■ Given records ■

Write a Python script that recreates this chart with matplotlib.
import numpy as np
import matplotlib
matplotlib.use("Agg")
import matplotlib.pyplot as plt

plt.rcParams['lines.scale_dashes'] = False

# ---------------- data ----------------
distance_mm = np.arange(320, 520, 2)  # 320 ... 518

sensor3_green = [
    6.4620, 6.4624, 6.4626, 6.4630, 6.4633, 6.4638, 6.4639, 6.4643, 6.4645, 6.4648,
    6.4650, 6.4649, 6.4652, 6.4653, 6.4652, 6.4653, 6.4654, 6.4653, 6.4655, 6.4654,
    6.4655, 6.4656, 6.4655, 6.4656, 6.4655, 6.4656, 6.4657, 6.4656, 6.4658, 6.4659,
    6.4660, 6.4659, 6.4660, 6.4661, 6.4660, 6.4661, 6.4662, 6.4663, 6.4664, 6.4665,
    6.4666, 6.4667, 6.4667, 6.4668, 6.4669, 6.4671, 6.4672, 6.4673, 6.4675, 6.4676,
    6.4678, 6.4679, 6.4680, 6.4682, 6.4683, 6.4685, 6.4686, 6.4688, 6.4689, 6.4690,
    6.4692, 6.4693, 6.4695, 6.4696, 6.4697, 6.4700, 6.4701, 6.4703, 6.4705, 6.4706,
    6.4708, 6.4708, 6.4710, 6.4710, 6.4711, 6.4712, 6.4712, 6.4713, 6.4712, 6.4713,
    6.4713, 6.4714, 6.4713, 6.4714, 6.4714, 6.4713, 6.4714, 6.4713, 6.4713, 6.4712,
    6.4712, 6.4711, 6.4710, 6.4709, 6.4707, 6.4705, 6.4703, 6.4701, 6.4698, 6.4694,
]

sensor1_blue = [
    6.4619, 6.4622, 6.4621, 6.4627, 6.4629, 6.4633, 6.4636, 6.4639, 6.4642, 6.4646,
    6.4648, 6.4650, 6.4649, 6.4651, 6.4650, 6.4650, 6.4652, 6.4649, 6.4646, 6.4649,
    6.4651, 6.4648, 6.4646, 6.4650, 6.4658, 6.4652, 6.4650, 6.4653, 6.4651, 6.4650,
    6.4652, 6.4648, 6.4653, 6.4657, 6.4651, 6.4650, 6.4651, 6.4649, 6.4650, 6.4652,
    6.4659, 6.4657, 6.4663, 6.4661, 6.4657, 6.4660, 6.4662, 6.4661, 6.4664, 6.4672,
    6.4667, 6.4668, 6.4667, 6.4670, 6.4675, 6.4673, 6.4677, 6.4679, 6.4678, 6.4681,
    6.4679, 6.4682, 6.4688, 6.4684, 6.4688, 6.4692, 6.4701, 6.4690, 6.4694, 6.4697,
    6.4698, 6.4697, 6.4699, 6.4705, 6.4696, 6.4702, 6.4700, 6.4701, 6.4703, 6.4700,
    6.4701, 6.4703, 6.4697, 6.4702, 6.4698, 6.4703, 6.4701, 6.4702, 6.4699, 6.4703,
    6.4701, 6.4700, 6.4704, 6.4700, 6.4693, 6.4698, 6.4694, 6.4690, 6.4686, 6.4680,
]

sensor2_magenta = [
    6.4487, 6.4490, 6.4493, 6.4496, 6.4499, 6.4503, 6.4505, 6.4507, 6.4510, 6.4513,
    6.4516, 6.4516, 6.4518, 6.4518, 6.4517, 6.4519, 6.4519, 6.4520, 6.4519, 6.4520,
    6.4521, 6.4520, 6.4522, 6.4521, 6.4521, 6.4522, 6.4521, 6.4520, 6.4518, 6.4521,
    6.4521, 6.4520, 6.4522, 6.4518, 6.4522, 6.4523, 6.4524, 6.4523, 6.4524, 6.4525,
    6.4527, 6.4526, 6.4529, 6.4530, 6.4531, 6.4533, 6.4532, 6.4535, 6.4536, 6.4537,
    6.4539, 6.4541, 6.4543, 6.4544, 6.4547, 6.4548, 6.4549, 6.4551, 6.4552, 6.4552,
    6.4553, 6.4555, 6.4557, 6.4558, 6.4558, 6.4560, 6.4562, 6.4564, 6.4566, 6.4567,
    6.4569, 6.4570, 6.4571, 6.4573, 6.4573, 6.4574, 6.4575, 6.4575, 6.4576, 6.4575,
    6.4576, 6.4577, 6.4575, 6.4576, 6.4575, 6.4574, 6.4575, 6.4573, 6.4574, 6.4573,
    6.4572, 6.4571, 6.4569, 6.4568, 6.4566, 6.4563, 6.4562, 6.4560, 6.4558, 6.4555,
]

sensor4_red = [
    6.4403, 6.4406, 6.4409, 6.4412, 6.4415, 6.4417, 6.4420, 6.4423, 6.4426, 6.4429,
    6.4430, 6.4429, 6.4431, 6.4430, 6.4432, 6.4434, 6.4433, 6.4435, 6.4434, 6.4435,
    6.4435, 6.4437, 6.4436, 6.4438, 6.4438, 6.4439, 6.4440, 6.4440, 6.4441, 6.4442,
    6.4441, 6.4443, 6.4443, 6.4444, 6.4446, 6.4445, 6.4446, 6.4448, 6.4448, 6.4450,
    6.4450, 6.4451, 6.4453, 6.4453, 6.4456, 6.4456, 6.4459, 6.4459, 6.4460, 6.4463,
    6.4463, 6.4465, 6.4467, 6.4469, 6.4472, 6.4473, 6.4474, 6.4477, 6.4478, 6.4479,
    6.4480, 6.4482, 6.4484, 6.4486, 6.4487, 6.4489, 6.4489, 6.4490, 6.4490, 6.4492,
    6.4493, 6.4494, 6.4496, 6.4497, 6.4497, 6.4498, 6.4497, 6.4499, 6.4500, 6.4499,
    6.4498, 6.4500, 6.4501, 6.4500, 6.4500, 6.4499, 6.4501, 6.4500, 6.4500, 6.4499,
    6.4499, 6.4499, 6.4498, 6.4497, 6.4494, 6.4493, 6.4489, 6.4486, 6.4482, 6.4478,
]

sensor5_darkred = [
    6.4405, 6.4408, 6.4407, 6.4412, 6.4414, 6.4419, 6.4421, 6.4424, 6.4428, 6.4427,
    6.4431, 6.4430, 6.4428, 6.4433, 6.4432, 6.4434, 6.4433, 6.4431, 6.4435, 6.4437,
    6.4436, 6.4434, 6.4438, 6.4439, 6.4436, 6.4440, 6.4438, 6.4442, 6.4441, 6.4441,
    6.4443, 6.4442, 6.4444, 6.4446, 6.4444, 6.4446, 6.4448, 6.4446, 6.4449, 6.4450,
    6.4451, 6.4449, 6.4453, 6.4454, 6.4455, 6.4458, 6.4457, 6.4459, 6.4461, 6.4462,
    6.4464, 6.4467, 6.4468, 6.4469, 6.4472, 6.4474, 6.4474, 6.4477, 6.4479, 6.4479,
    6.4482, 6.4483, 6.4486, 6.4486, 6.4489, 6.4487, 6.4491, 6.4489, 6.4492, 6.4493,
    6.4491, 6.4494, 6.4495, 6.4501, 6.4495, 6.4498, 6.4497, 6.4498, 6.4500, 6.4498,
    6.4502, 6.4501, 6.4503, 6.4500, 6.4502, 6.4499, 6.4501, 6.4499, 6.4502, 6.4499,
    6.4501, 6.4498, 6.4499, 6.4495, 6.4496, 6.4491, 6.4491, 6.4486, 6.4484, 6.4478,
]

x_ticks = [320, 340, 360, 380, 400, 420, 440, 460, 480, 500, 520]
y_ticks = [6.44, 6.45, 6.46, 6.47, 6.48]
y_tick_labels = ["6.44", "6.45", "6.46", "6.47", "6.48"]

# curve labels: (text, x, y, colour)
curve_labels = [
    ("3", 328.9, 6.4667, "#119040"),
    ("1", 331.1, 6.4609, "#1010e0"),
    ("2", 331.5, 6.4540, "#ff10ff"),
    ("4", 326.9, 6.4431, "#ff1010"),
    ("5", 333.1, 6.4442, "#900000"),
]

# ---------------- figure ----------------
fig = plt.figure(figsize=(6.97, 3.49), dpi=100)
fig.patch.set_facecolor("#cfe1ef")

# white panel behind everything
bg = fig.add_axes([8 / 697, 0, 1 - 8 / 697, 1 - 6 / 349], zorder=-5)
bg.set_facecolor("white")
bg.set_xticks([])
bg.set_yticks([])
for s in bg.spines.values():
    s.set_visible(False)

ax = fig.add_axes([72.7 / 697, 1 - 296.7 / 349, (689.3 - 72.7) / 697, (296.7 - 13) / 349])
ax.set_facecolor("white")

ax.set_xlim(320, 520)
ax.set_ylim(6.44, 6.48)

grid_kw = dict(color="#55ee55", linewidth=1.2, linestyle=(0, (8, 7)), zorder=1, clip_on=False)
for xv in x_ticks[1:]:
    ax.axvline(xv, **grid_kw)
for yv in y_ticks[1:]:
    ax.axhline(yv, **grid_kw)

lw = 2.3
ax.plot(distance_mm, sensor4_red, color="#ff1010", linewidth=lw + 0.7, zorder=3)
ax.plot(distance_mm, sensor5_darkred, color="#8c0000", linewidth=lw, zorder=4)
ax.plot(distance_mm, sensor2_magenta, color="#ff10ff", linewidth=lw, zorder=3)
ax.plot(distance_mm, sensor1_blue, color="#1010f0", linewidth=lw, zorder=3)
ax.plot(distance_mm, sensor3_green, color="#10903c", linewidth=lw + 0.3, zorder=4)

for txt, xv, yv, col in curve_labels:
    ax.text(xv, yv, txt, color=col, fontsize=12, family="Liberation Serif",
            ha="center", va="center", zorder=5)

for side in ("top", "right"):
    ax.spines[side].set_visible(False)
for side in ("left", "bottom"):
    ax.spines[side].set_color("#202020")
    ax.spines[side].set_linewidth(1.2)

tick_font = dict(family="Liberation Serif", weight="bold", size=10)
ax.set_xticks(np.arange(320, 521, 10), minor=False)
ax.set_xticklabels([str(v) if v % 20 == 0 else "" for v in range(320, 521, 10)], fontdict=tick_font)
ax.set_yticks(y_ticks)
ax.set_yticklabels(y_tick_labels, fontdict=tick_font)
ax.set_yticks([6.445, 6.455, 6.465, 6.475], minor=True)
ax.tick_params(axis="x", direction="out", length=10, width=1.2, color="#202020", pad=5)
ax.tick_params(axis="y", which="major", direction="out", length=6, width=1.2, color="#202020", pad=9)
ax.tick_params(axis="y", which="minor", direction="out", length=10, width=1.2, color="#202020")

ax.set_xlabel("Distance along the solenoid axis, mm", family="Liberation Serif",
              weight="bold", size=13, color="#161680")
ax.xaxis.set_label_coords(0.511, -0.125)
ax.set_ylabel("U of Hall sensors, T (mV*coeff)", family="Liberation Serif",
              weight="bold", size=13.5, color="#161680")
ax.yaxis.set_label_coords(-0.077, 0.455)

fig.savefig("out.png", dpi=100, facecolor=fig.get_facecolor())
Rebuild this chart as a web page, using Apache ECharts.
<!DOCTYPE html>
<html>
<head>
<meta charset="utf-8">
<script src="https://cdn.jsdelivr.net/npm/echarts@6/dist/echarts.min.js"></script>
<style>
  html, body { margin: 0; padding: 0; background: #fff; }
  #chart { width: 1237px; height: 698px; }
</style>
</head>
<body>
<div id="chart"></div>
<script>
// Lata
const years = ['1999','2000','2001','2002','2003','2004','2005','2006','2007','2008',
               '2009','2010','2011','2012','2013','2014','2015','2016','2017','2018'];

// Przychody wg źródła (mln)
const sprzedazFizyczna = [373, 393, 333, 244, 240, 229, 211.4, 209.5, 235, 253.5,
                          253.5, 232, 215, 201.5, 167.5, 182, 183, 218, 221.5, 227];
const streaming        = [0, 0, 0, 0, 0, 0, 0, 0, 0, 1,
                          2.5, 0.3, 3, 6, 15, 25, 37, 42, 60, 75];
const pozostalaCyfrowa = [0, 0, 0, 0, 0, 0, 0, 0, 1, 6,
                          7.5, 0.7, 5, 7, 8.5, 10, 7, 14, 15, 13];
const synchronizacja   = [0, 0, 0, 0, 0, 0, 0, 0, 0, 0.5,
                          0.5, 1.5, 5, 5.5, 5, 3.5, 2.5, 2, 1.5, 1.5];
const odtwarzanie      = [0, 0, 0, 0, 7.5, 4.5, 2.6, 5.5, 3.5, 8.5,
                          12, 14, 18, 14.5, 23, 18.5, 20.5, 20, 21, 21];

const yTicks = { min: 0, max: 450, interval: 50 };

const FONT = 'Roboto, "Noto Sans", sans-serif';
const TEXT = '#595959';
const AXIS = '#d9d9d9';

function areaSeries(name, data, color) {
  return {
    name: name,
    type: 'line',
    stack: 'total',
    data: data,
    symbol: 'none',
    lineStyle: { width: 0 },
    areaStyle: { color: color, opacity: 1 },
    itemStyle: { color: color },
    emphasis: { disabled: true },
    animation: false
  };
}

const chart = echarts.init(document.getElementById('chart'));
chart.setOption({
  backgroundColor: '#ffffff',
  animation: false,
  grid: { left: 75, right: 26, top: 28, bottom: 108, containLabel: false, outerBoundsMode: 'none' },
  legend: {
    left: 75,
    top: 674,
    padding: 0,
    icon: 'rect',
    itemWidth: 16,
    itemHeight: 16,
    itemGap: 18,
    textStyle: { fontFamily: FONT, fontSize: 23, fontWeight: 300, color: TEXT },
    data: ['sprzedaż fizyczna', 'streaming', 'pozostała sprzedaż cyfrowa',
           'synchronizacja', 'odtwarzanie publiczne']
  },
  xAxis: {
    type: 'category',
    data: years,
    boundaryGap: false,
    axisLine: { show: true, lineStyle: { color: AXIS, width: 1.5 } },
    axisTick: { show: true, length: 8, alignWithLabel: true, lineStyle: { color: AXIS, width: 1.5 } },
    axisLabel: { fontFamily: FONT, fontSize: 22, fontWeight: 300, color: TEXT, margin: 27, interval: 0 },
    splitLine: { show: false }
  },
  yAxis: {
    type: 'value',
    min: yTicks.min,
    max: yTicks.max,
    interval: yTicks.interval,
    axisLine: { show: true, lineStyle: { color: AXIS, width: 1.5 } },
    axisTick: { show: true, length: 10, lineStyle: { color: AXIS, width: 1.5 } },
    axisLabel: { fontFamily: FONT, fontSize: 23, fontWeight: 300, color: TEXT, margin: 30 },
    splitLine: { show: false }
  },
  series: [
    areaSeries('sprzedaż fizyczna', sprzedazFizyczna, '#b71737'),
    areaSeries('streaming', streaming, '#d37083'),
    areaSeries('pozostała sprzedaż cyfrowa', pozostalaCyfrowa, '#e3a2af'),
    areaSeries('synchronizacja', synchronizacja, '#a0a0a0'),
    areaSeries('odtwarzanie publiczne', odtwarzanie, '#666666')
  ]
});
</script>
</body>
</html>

■ Goal ■
Repeat verbatim the opening run of entries, ending with the line that contains "plt.rcParams['lines.scale_dashes'] = False".

■ Exercise solution ■
Write a Python script that recreates this chart with matplotlib.
import numpy as np
import matplotlib
matplotlib.use("Agg")
import matplotlib.pyplot as plt

plt.rcParams['lines.scale_dashes'] = False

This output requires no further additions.